- **EXERCISE REQUIREMENTS**
Copy exactly the lines from the start of the data below through the one that carries "import * as", and only those.

▬▬▬▬▬▬

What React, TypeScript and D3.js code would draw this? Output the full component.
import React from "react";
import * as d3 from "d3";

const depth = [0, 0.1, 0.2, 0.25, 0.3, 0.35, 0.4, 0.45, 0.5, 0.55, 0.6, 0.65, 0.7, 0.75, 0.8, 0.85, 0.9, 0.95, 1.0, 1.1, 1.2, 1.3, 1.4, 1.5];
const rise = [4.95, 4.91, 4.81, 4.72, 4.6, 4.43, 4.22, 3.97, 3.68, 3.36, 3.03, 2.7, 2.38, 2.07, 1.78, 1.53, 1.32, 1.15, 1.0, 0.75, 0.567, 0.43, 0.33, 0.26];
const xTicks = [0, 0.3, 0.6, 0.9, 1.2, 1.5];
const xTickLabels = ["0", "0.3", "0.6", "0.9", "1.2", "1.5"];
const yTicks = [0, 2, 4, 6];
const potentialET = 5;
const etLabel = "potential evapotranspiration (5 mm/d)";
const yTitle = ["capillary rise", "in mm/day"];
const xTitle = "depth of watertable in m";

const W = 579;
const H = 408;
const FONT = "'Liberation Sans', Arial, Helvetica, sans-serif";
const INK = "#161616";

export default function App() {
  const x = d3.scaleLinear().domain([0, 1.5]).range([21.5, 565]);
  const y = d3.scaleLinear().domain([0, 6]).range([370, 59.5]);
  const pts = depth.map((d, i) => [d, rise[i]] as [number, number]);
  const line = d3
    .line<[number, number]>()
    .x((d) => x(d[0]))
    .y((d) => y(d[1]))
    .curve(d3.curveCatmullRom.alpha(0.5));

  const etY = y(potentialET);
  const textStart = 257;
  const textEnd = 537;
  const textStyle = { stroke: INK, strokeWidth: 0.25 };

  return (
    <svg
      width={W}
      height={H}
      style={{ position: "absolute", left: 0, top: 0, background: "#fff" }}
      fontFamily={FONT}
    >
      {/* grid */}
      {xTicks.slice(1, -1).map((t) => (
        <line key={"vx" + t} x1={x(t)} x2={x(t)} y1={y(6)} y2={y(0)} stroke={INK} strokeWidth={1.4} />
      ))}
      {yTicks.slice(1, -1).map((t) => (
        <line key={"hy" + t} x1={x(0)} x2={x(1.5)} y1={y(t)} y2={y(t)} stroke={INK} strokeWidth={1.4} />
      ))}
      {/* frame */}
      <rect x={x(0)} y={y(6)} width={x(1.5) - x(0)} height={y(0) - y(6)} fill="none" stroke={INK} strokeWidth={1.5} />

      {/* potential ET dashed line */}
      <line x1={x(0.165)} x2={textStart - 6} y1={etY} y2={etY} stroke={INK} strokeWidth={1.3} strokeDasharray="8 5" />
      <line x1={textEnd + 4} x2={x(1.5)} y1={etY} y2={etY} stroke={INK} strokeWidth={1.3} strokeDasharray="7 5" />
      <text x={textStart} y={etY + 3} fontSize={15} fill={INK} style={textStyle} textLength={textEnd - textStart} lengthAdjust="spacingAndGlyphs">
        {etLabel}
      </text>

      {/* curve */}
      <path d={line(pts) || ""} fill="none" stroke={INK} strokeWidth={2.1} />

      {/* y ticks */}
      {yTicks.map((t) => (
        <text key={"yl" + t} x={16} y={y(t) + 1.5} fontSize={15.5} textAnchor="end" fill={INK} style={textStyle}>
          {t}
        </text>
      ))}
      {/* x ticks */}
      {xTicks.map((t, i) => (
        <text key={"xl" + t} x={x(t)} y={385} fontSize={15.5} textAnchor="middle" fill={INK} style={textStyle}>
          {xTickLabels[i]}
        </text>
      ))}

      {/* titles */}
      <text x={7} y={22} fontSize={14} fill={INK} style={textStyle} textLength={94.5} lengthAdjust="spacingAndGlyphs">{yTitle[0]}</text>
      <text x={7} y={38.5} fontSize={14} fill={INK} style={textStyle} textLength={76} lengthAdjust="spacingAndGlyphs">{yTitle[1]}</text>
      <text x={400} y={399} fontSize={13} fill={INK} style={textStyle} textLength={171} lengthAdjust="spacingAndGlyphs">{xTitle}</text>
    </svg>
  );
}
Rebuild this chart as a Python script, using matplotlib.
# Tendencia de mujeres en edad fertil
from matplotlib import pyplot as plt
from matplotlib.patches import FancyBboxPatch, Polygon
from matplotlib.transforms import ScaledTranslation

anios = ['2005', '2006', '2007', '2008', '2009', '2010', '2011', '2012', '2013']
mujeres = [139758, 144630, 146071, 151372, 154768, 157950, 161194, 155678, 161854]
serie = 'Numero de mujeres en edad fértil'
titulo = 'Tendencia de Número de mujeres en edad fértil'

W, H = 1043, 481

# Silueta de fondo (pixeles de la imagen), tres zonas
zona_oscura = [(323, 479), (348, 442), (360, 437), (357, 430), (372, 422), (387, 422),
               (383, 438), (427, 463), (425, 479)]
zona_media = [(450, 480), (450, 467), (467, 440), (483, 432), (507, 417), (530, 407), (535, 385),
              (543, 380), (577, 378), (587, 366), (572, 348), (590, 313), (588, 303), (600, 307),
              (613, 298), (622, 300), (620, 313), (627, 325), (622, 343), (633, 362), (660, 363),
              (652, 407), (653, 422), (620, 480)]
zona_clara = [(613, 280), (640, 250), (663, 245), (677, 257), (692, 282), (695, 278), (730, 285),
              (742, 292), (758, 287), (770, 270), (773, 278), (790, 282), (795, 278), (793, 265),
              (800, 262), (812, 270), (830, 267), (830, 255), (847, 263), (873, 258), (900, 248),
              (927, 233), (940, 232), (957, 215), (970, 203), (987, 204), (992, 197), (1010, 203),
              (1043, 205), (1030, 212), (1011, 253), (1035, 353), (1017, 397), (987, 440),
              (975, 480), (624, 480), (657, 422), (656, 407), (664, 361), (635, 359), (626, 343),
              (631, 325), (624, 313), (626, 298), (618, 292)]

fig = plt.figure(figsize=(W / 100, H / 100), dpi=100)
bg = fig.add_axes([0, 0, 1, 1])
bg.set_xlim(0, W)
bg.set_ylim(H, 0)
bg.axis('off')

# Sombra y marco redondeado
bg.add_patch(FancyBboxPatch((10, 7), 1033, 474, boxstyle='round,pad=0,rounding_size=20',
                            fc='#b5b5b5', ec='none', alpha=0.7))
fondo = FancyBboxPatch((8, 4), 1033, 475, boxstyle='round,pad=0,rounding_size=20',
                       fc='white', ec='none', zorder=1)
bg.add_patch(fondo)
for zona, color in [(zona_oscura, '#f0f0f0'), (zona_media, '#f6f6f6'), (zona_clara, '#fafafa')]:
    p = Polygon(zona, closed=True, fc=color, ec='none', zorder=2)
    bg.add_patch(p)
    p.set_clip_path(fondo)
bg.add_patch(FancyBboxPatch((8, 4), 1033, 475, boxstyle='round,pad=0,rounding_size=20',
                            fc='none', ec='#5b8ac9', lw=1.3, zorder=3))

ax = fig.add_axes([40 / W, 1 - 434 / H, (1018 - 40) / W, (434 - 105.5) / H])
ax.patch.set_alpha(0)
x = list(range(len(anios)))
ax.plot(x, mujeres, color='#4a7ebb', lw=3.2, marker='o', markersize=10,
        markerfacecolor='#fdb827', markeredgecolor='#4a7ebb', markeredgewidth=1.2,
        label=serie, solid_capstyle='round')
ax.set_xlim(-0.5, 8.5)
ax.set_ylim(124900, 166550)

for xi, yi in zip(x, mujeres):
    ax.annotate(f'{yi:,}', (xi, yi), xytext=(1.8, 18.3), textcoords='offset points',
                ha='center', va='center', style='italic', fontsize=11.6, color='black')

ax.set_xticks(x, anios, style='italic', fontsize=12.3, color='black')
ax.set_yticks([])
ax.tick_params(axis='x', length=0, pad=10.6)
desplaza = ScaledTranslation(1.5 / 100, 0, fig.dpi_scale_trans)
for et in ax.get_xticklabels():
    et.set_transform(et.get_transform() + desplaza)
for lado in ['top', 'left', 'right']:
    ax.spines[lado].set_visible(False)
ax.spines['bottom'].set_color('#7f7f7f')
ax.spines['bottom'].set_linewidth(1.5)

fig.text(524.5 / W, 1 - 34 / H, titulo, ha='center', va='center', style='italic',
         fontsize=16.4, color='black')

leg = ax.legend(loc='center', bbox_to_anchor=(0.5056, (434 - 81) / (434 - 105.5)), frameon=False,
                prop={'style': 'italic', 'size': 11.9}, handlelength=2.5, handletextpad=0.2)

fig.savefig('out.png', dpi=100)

▬▬▬▬▬▬

- **REPLY TO THE TASK**
What React, TypeScript and D3.js code would draw this? Output the full component.
import React from "react";
import * as d3 from "d3";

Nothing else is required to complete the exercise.